Broken Bow, Oklahoma
Rustic Luxury Cabins, 218 Sweet Gum Tr., Broken Bow, Oklahoma | 580-306-2282 | 3 hours
The plan was for a women’s weekend without kids or spouses. The five of us, who drove separately in three vehicles and didn’t really coordinate efforts, arrived with 18 bottles of wine, a bottle of tequila, a couple of pounds of fancy cheeses, and several tins of caviar secreted on ice in a Yeti coffee mug. That got us happily through the first night.
We forgot swimsuits for the hot tub (not a deterrent) but remembered bug spray for the chiggers. There was plenty of propane for the gas grill, so our Berkshire pork chops and white asparagus had a gorgeous sear, and there was a stockpile of dry wood for the fire pit. But whoever brought the blood oranges and Topo Chico for the tequila was the true genius.
There’s some magical alchemy that happens when you hole up with friends in a house that’s not your own, in a landscape that is foreign, with booze that is plentiful. Especially if that house has floor-to-ceiling windows through which you can watch the forest leaves fall like snow, cradling a mug of coffee while one of the early-waking, faster-recovering moms makes a 12-egg frittata with last night’s fancy cheese remains.
This cabin set at the bottom of a steep ravine alongside a babbling brook feels like a ski chalet in Colorado, and that’s no mistake. Dallas wine dealer Kevin Rust and his wife, Micah, first looked there when they decided they wanted to purchase a vacation property as an investment. But after a friend invited them to Broken Bow with their young twins, they fell in love. They now have four luxury cabins that they’ve designed and decorated, and they’re working on two more.
“It’s perfect for kids,” Kevin says of the area in Ouachita National Forest. “It’s great for hiking, fishing, or just s’mores. We’re actually going up there with our friends and family the next two weekends. Whether it’s skipping rocks or climbing trees, the kids absolutely love it.”
So did we. —K.W.Cost Per Night: $250+ The Specs: 2 bedroom/2 baths, sleeps 6 (other options sleep up to 14) Best Winter Hike and Reward: The David Boren Trail in Beavers Bend State Park offers 12 miles of hiking trails with varying levels of difficulty, through hardwood and pine forests, up to ridge tops with breathtaking views of Broken Bow Lake. Afterward, refuel with a Psychedelic Supremo at Grateful Head Pizza Oven & Tap Room.
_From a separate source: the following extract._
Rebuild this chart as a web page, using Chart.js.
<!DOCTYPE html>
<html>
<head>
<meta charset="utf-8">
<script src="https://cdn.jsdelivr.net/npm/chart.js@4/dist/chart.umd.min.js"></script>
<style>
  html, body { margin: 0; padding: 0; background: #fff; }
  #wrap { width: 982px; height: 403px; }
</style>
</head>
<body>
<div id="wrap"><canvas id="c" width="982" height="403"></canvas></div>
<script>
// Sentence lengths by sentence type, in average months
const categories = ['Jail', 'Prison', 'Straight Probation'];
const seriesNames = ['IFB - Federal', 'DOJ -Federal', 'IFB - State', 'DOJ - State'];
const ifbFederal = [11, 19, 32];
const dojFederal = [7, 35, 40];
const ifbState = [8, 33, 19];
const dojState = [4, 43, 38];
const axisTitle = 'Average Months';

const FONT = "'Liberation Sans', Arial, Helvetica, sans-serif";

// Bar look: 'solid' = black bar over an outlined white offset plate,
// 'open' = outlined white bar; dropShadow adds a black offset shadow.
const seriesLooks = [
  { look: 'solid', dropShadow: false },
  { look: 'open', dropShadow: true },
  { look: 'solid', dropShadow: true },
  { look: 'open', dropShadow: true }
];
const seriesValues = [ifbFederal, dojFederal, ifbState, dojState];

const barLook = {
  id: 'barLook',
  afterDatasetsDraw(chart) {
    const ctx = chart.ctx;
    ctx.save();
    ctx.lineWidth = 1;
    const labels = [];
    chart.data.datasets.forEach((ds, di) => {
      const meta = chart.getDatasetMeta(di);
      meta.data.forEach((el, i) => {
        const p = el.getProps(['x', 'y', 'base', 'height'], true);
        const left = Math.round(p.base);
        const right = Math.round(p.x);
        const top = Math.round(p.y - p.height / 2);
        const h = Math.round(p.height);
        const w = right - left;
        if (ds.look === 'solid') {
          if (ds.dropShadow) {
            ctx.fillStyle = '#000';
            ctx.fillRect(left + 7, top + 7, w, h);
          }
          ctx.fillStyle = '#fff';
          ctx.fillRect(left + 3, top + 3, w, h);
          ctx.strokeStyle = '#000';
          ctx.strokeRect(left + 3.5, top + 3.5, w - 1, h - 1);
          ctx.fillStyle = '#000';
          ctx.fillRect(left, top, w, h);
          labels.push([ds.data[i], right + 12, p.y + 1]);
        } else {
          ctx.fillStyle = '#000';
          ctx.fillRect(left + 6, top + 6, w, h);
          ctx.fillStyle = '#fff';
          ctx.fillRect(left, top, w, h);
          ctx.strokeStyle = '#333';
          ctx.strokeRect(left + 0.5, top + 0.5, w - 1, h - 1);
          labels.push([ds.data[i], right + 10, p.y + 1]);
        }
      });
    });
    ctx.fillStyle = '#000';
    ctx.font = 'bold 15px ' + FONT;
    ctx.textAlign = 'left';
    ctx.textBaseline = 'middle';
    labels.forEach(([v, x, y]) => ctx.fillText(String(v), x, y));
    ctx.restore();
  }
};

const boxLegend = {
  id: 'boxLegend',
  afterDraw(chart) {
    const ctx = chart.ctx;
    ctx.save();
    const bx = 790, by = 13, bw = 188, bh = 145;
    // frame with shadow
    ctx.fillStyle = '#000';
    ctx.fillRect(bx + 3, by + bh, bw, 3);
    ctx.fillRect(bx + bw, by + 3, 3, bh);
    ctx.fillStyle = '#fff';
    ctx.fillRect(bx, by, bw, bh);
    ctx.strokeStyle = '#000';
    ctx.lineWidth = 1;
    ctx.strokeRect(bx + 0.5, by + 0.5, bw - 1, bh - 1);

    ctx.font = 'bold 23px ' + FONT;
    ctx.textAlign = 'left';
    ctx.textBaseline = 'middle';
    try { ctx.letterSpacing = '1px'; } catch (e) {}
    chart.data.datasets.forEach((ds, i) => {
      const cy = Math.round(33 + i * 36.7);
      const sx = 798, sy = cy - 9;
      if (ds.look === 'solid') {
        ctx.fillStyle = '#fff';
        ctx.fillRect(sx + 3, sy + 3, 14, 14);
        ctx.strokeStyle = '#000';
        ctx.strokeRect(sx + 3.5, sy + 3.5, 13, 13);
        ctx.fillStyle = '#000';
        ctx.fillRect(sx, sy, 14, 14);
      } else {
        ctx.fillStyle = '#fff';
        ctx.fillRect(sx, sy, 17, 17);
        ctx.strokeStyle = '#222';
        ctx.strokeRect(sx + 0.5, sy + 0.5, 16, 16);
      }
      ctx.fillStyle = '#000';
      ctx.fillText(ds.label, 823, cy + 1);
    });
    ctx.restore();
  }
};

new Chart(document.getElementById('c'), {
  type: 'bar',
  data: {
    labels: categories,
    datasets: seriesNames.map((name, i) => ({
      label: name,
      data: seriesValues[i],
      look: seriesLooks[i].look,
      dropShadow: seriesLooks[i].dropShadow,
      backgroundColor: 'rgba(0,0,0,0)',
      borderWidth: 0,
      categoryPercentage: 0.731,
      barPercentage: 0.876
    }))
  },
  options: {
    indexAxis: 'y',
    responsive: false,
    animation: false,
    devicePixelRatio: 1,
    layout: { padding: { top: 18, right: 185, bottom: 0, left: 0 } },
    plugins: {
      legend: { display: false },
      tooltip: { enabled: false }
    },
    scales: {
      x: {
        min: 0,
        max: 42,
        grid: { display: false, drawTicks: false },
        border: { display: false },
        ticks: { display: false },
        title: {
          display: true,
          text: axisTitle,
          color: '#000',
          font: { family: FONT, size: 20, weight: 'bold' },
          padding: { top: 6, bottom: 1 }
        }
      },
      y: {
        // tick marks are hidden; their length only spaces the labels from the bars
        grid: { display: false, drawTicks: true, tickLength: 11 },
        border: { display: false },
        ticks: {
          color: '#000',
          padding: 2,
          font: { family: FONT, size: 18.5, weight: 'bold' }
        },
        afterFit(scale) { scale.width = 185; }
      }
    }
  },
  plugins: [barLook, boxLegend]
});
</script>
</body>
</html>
9595 CR 4357, Larue | 1.5 hours
Getaway was founded by two Harvard Business School grads who wanted to help city dwellers in Boston, New York, and Washington, D.C., get back to nature and unplug. As a part of the rental startup’s expansion, a Getaway Outpost cropped up in the Piney Woods, less than two hours from Dallas, just in time for winter. The property includes 32 two-person cabins with queen beds and eight four-person cabins with queen-size bunk beds.
The drive to the Piney Woods was as easy as finding the cabin (“Sandy”). The Getaway team texted on the day of booking, sending a four-digit code to get into the tiny house after 3 pm. Upon my arrival, the minimalistic, black-painted cabin with its picnic table and two Adirondack chairs by the fire pit were all in their rightful, Instagram-ready places.
But I diligently put my cellphone in the provided lockbox and carefully tucked my bag out of sight so as not to mess with the picture-perfect setting. I lit a fire, which I sidled up to with a book (Getaway provided Henry David Thoreau’s Walden, among other titles) and a bottle of wine (not provided). At bedtime, I took a hot shower with biodegradable soap in my cabin’s streamlined bathroom and curled up in the fluffy white bed. I thought it might be unnerving to be alone in the woods, but I felt perfectly secure in my little heated box.
Provisions like s’mores and coffee (but not alcohol) are available for purchase, but they’re relatively scarce. There’s a mini fridge if you’d like to take your own supplies. And there’s no wifi, so be sure to download your reading material ahead of time or pack a paperback.
In the morning, I took a brisk walk along the towering tree-lined path, passing cabin (“Bob”) after cabin (“Woodie”), each with a car parked in front. It was comforting knowing that the area was filled with other people taking a little Getaway. I hope they got some good photos for Instagram. —Caitlin ClarkCost Per Night: $139+ The Specs: 1 bedroom/1 bath, sleeps up to 4 Pets: Dogs allowed Outside the Box: Your cabin may be small, but nearby open-air options include New York Texas Zipline Adventures in Larue and the top-rated Pine Dunes Resort & Golf Club in Frankston, both open year-round.